LNK Sporta parks
- Interactive map of LNK Sporta parks
- Location: Lejupes iela 5, Riga, Latvia
- Coordinates: 56°54′29″N 24°09′18″E﻿ / ﻿56.908°N 24.155°E
- Capacity: 1,674

Construction
- Opened: August 9, 2022

Tenants
- RFS (2022–) Leevon PPK (2022–) Latvia women's national football team RFS Women (2024–)

Website
- lnksportaparks.lv

= LNK Sporta Parks =

Football stadium in Latvia

LNK Sporta parks (LNK Sports Park) is a football stadium and multi-sport complex located in Riga, Latvia. The stadium was built in 2022 and currently has 1,674 seats in total. It is the largest privately owned sports complex in Latvia and the country's 7th-largest football stadium by capacity. The stadium design incorporates a number of auxiliary facilities, including an additional five pitches, beach tennis and beach volleyball facilities, among others.

==Location==
LNK Sporta parks is located on the outskirts of eastern Riga at Lejupes iela 5 (Lejupe Street), on the left bank of the Daugava River in the neighbourhood of Katlakalns near the Southern Bridge. The location is next to the city limits of Riga, with the village of Valdlauči of Ķekava Parish, Ķekava Municipality bordering the sports complex.

==Facilities==
LNK is the largest private sports complex in Latvia, and the country's seventh-largest football stadium with a capacity of 1,700 seats.

It has a total area of 65,000 m2 and encapsulates two natural grass pitches, both with an area of 16,448 m2, one full and three smaller artificial turf pitches with an area of 13,851 m2, a natural grass warmup pitch with an area of 1,350 m2, and, finally, two beach tennis/beach volleyball courts with an area of 678 m2 each.
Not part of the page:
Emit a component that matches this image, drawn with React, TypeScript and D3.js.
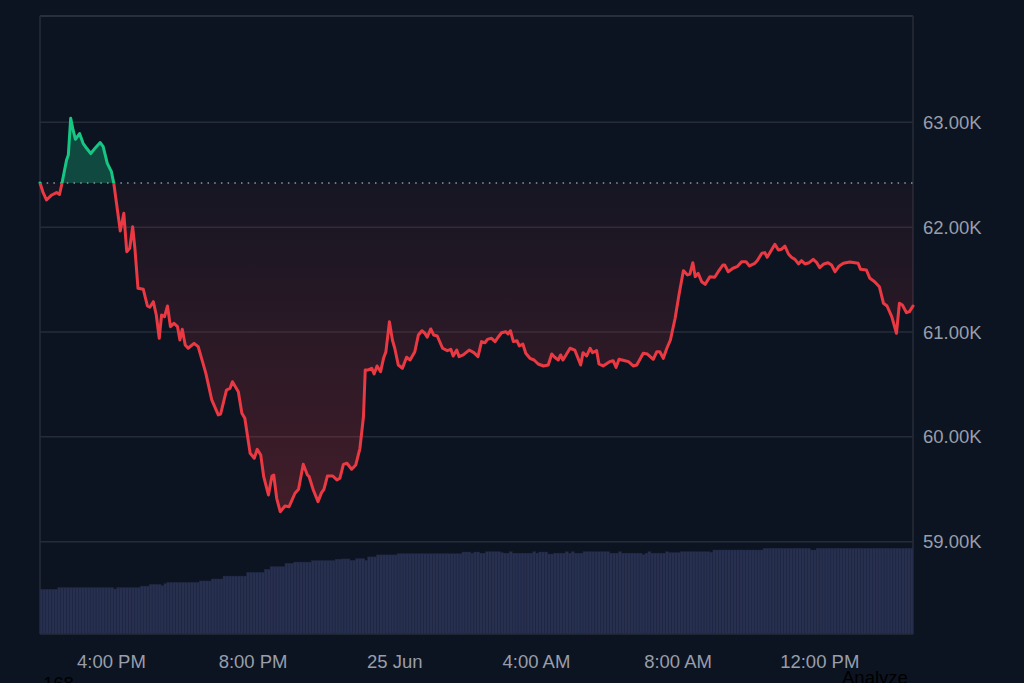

In 2023, the Eastern stand of the stadium was rebuilt with a new permanent structure, replacing the previous modular mobile seating. Additionally, four lighting towers were installed to comply with the UEFA stadium requirements. Following this, the West stand was also similarly reconstructed, building a new structure that includes private lodges and is covered by a cantilever roof. The construction was completed in 2024.

==Use==
===General activities===
LNK Sporta parks is primarily used for hosting football matches. Since its opening in 2022, it has been the home stadium for the Latvian Higher League club RFS and Latvian Second League club Leevon PPK (a merger of Leevon Saldus and FK PPK/Betsafe), as well as a number of other teams at different levels of the league system (e.g. Latvian Third League team FK RSU of the Riga Stradiņš University), albeit on an irregular basis.

Additionally, the stadium is used for amateur events in beach tennis and beach volleyball, along with recreational use.

===Notable events===
On 2 October 2021, FIFA president Gianni Infantino paid a visit to Latvia, which involved meetings with Latvian Prime Minister Arturs Krišjānis Kariņš, Latvian Football Federation president Vadims Ļašenko, Virslīga and FK RFS representatives Māris Verpakovskis and Artemijs Mišins, among others, along with a visit to the LNK Sporta parks venue.

On 21 September 2022, UEFA president Aleksander Čeferin visited the LNK Sporta parks during a trip to Latvia, where he met with Ļašenko and FK RFS chairman Artjoms Milovs, discussing the future of sustainable football development in Latvia and the Baltic region.

On 17 July 2023, the first national team match was played in the complex, where Latvia women's national football team played a 1-1 draw against Azerbaijan women's national football team.